The book reinforces Zinn's reputation as one of the most perceptive figures of our times.

Terrorism and War, Howard Zinn, Seven Stories Press, p.159, $9.95.

WRITING about World War I, the famous journalist John Reed wrote in 1917: "War means an ugly mob madness, crucifying the truth tellers, choking the artists, sidetracking reforms, revolutions and the working of social forces. Already in America those citizens who oppose the entrance of their country into the European melee are called `traitors' and those who protest against the curtailing of the meagre rights of free speech are spoken of as `dangerous lunatics'."

Not really free

As Howard Zinn argues in his post 9/11 book, Terrorism and War, free speech is meant only for trivial matters of society and "not for life-and-death issues". The Alien and Sedition Act of 1789 was passed to deport aliens without trial and jail anyone who opposed the government policy. This was followed later in the 20th century by the Espionage Act and the Sedition Act under which the famous Palmer Raids were carried out after a terrorist attack on Attorney General A. Mitchell Palmer.

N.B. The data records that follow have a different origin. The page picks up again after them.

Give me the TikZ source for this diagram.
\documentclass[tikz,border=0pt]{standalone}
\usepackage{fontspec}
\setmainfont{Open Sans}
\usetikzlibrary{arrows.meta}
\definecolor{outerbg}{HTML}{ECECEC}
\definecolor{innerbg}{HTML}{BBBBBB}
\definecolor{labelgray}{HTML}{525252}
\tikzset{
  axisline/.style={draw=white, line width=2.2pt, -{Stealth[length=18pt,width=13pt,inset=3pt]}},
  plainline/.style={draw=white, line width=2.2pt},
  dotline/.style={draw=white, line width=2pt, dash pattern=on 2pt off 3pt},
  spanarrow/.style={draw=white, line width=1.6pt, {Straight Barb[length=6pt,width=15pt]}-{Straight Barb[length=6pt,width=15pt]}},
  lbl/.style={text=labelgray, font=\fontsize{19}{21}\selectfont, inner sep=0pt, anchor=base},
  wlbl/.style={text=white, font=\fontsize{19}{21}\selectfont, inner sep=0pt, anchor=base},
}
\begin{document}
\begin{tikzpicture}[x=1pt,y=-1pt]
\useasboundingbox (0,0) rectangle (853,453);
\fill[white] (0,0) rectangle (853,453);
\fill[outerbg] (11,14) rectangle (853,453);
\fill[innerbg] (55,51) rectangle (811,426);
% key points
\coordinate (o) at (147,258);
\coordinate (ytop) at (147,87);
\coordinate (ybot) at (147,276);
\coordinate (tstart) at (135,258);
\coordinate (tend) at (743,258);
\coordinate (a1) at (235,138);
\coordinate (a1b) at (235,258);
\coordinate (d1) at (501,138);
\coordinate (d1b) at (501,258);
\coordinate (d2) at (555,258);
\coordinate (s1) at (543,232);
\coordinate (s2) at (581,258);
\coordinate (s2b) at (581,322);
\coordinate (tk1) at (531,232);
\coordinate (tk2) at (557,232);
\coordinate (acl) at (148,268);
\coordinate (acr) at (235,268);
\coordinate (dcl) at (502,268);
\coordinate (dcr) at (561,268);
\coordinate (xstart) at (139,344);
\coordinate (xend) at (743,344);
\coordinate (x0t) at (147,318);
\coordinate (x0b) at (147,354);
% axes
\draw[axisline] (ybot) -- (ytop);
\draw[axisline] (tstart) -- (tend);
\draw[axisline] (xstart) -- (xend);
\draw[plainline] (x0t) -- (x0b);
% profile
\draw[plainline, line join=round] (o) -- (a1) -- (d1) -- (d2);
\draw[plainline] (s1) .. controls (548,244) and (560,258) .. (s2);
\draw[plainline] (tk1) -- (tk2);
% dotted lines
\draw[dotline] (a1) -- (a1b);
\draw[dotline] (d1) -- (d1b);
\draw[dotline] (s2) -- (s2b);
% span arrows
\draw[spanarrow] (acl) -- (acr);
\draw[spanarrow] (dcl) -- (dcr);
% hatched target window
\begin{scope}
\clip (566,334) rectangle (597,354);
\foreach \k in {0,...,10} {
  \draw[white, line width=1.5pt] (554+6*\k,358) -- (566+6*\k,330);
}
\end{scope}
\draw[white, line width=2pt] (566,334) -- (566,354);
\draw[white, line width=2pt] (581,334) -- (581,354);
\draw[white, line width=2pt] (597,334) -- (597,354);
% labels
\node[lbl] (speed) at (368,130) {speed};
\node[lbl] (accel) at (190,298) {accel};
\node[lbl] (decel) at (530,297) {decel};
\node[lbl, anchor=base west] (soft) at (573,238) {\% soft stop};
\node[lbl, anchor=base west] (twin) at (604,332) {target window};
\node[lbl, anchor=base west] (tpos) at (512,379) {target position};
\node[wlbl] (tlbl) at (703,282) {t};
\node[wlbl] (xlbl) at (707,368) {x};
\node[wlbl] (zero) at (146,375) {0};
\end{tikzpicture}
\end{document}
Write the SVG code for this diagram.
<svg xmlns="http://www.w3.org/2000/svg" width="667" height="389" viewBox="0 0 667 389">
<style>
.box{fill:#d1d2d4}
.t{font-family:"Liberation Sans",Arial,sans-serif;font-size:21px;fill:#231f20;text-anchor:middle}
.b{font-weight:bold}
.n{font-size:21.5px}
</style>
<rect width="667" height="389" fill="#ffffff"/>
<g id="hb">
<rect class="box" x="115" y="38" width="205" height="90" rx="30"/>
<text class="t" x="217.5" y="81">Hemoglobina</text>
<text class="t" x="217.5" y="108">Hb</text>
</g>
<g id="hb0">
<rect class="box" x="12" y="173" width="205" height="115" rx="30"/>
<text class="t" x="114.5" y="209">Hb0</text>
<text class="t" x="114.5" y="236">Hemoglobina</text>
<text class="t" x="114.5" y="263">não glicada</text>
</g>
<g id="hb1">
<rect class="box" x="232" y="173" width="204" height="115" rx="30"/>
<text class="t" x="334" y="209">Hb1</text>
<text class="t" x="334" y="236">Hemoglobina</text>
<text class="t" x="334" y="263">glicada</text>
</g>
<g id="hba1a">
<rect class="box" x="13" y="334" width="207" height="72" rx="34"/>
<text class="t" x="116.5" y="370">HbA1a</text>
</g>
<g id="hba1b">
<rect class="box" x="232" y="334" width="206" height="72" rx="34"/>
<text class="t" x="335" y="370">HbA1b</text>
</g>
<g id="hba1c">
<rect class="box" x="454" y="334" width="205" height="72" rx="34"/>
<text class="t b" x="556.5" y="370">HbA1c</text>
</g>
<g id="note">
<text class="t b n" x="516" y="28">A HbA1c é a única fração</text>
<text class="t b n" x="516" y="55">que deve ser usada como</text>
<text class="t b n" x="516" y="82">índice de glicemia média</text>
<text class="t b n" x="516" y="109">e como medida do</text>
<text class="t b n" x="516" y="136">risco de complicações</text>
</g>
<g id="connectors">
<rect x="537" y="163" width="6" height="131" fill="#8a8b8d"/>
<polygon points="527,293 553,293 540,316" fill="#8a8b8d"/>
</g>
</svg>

Hundreds of immigrants were manacled to one another in Boston and marched down the street, whereas as many were deported including the famous activists Emma Goldman and Alexander Berkman.

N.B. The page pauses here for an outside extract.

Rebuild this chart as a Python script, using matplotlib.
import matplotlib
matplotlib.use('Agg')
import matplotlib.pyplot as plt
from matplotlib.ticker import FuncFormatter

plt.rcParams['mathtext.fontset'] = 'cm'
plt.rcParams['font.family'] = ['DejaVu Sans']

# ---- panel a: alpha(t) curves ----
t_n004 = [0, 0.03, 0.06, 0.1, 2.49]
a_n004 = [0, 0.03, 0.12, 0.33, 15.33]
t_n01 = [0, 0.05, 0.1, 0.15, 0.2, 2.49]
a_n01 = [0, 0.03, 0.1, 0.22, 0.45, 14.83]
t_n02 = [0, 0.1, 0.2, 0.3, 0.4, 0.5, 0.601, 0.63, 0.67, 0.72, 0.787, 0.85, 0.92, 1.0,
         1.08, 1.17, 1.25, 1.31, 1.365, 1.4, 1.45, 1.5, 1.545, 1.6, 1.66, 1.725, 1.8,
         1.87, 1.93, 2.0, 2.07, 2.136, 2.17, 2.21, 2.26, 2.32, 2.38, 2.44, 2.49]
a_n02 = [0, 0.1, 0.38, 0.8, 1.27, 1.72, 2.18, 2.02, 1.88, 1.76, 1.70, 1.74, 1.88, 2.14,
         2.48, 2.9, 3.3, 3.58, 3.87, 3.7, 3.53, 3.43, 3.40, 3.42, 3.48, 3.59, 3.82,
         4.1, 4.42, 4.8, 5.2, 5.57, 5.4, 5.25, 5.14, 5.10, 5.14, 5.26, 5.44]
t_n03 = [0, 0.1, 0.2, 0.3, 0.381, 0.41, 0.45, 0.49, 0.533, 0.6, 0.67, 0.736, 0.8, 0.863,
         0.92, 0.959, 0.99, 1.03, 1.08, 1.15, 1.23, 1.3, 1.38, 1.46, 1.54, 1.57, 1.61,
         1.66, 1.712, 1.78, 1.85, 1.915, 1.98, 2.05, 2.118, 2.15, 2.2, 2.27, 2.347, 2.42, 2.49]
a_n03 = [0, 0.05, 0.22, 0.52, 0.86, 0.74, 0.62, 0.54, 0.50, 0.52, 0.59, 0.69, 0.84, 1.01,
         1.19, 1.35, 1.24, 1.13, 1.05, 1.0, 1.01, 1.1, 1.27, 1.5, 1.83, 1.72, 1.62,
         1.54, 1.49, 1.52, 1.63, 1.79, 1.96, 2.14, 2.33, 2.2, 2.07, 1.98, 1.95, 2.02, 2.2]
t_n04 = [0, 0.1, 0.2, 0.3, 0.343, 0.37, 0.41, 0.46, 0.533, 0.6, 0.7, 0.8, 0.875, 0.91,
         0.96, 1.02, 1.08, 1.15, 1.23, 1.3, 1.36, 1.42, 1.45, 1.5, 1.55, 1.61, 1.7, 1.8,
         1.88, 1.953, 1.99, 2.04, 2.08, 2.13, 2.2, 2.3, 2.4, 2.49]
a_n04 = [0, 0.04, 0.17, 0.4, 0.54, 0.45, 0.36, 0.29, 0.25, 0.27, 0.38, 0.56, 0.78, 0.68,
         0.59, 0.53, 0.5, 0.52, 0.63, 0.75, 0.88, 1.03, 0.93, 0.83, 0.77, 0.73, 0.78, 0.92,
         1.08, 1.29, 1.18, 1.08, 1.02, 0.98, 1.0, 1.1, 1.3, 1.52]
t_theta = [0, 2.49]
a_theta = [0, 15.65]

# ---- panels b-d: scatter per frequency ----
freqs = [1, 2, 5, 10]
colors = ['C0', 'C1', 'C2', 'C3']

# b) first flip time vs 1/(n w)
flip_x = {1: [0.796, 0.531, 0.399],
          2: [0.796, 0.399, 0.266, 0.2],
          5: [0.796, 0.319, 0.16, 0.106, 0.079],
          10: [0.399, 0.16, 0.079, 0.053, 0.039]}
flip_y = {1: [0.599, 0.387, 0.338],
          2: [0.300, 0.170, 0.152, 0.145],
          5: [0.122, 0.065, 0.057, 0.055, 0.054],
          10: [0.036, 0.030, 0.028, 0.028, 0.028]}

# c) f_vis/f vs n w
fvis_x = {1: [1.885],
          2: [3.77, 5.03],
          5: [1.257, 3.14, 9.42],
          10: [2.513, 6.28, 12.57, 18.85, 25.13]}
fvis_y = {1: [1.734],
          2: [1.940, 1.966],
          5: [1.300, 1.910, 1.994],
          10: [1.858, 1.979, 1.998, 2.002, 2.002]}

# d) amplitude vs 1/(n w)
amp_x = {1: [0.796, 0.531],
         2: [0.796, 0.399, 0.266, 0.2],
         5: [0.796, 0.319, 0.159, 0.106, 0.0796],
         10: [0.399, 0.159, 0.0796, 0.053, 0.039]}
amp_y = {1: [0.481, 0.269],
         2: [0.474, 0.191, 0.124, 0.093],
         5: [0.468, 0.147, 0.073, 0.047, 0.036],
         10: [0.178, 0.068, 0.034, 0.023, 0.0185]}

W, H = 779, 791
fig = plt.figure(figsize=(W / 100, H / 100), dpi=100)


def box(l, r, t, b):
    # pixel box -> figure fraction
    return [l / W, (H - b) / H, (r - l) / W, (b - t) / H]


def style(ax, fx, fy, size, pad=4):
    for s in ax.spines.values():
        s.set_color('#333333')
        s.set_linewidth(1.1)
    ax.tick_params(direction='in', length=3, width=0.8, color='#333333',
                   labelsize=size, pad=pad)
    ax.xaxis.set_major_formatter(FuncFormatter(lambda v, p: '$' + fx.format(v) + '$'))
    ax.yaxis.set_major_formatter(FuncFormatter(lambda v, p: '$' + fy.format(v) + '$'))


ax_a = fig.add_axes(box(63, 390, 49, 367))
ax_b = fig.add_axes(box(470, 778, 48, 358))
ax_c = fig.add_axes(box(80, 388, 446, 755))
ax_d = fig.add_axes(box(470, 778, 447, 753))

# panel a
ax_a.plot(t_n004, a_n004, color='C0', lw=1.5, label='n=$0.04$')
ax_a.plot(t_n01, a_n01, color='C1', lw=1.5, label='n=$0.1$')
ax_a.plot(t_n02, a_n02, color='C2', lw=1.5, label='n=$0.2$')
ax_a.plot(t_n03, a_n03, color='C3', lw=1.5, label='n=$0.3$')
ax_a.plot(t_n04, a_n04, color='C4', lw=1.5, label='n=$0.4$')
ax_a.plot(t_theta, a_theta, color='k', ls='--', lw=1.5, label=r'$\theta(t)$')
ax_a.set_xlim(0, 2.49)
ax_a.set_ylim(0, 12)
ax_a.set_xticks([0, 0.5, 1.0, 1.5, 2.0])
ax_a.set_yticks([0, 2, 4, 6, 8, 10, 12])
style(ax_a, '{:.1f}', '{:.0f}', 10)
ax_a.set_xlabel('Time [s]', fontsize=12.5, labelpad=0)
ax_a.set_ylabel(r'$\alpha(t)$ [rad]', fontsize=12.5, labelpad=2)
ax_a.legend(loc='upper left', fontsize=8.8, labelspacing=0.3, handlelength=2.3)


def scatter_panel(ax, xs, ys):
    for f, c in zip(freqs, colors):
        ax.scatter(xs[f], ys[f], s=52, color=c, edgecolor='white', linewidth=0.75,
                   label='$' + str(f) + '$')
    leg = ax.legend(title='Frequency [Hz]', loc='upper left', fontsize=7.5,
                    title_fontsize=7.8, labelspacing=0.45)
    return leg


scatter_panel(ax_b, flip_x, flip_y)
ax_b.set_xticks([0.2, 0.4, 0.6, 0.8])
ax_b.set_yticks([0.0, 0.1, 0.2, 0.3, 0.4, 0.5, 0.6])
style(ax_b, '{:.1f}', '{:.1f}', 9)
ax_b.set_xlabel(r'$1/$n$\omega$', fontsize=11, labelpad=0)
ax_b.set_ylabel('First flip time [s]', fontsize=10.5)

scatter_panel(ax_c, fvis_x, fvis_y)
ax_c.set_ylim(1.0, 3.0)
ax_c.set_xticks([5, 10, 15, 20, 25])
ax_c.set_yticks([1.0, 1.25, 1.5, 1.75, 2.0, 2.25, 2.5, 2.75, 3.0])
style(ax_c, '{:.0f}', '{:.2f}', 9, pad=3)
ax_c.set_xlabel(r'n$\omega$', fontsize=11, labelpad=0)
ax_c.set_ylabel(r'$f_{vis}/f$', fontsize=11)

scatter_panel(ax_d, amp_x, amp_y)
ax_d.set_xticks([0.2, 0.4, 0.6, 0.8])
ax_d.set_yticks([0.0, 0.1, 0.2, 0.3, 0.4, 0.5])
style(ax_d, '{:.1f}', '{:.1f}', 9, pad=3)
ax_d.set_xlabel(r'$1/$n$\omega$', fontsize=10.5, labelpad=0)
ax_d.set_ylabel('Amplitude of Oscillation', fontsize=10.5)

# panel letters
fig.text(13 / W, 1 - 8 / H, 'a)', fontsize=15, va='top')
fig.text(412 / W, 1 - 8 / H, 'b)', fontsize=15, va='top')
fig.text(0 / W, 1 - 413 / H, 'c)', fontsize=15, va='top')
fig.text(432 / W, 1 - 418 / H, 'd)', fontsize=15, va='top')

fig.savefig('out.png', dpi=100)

This history of oppression gives out only one message: It is fashionable to go along with authority. After the attack on the Twin Towers, the Bush government has the power to authorise new military tribunals for suspected terrorists, an Orwellian practice where military courts are now given the power to try civilians, a practice that is nothing but the rule of military dictatorship. And all this takes place in the name of democracy.

There is undoubtedly a history of deception and lies behind all significant international events in which the U.S. deemed it necessary to intervene. Drumming up fear of the existence of WMD in Iraq or fabricating the Gulf of Tonkin affair in which the supposed attack on the destroyers Maddox and Turner Jay was officially declared as an assault on the "routine mission" of the navy whereas in truth they were engaged in a spy operation against North Vietnam. The lie leads to public approval of the Vietnam War and the declaration of the Tonkin Resolution which gave Johnson a free hand in South East Asia. This step was taken in spite of the full knowledge that the President had of the incident being "fake".

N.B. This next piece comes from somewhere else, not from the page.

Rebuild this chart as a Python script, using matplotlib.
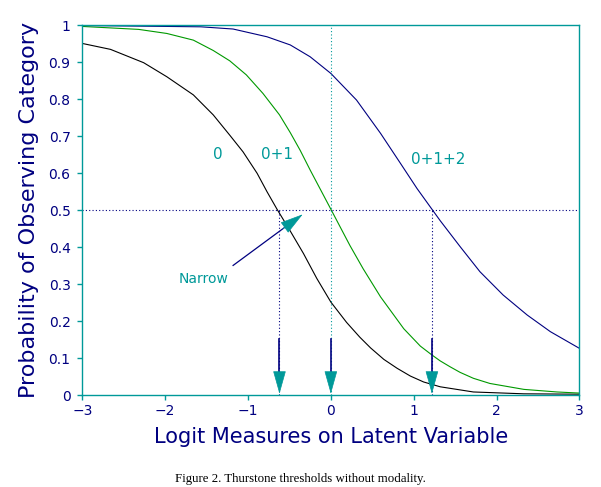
import matplotlib.pyplot as plt

# cumulative category curves
x_c0 = [-3, -2.66, -2.26, -1.98, -1.66, -1.42, -1.22, -1.06, -0.89, -0.77, -0.65,
        -0.49, -0.33, -0.17, 0.0, 0.19, 0.35, 0.48, 0.64, 0.80, 0.96, 1.12, 1.32,
        1.72, 2.33, 3.0]
p_c0 = [0.951, 0.935, 0.899, 0.861, 0.812, 0.758, 0.703, 0.658, 0.600, 0.550, 0.503,
        0.444, 0.383, 0.316, 0.252, 0.197, 0.157, 0.128, 0.097, 0.073, 0.052, 0.036,
        0.023, 0.009, 0.004, 0.003]

x_c01 = [-3, -2.32, -1.98, -1.66, -1.42, -1.22, -1.02, -0.82, -0.62, -0.49, -0.37,
         -0.25, 0.0, 0.23, 0.39, 0.60, 0.88, 1.08, 1.22, 1.32, 1.44, 1.56, 1.72,
         1.92, 2.33, 2.73, 3.0]
p_c01 = [0.997, 0.989, 0.978, 0.960, 0.932, 0.904, 0.866, 0.816, 0.758, 0.710, 0.662,
         0.609, 0.503, 0.405, 0.342, 0.266, 0.180, 0.133, 0.109, 0.093, 0.077, 0.062,
         0.046, 0.032, 0.016, 0.009, 0.006]

x_c012 = [-3, -1.57, -1.18, -0.77, -0.49, -0.25, 0.0, 0.31, 0.60, 0.84, 1.04, 1.22,
          1.32, 1.56, 1.80, 2.08, 2.37, 2.65, 3.0]
p_c012 = [0.9995, 0.996, 0.990, 0.969, 0.947, 0.915, 0.870, 0.798, 0.708, 0.627, 0.559,
          0.503, 0.472, 0.402, 0.334, 0.271, 0.217, 0.172, 0.127]

thresholds = [-0.62, 0.0, 1.22]
curve_labels = ['0', '0+1', '0+1+2']
label_pos = [(-1.36, 0.65), (-0.65, 0.65), (1.29, 0.636)]

teal = '#009999'
navy = '#000080'

fig = plt.figure(figsize=(6.01, 4.87), dpi=100)
ax = fig.add_axes([0.137, 0.1883, 0.827, 0.7597])

ax.plot(x_c0, p_c0, c='black', lw=0.8)
ax.plot(x_c01, p_c01, c='#009900', lw=0.8)
ax.plot(x_c012, p_c012, c=navy, lw=0.8)

# reference lines at p = 0.5 and the thresholds
ax.axhline(0.5, c=navy, ls=(0, (1, 2)), lw=0.8)
for t in thresholds:
    if t == 0:
        ax.plot([t, t], [0, 1], c=teal, ls=(0, (1, 2)), lw=0.8)
    else:
        ax.plot([t, t], [0, 0.5], c=navy, ls=(0, (1, 2)), lw=0.8)
    # arrow shaft and head
    ax.plot([t, t], [0.152, 0.055], c=navy, lw=1.2)
    ax.annotate('', xy=(t, 0.004), xytext=(t, 0.062),
                arrowprops=dict(arrowstyle='-|>,head_length=1.5,head_width=0.42',
                                color=teal, lw=0.5, shrinkA=0, shrinkB=0))

for lab, (lx, ly) in zip(curve_labels, label_pos):
    ax.text(lx, ly, lab, color=teal, fontsize=11, ha='center', va='center')

ax.text(-1.54, 0.313, 'Narrow', color=teal, fontsize=10, ha='center', va='center')
ax.plot([-1.18, -0.55], [0.351, 0.455], c=navy, lw=0.9)
ax.annotate('', xy=(-0.34, 0.489), xytext=(-0.58, 0.45),
            arrowprops=dict(arrowstyle='-|>,head_length=1.5,head_width=0.42',
                            color=teal, lw=0.5, shrinkA=0, shrinkB=0))

ax.set_xlim(-3, 3)
ax.set_ylim(0, 1)
ax.set_xticks(range(-3, 4))
ax.set_yticks([i / 10 for i in range(11)])
ax.set_yticklabels(['0'] + [f'0.{i}' for i in range(1, 10)] + ['1'])

for s in ax.spines.values():
    s.set_color(teal)
    s.set_linewidth(1)
ax.tick_params(colors=teal, labelcolor=navy, labelsize=10, length=3.5, width=1)
ax.tick_params(axis='y', pad=5)
ax.tick_params(axis='x', pad=3)

ax.set_xlabel('Logit Measures on Latent Variable', color=navy, fontsize=15, labelpad=6)
ax.set_ylabel('Probability of Observing Category', color=navy, fontsize=16, labelpad=7)

fig.text(0.5, 0.0164, 'Figure 2. Thurstone thresholds without modality.',
         family='Liberation Serif', fontsize=9.3, ha='center', va='center')

fig.savefig('out.png', dpi=100)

Zinn further argues that it was a known fact that Johnson would have had no qualms at escalating the war in Vietnam only if it was to have a positive effect on his political future. Kennedy, and like him, George Bush, calculated the effect of continuing war on their outcome of the Presidential elections. And all the time the public continues to believe in the legitimacy of war. As Zinn argues, `The one thing that enables the authorities to deceive the public is to keep the public in a state of amnesia, to keep the public from thinking back to the history of war, the history of violence, the history of government deception, the history of media complicity and deception".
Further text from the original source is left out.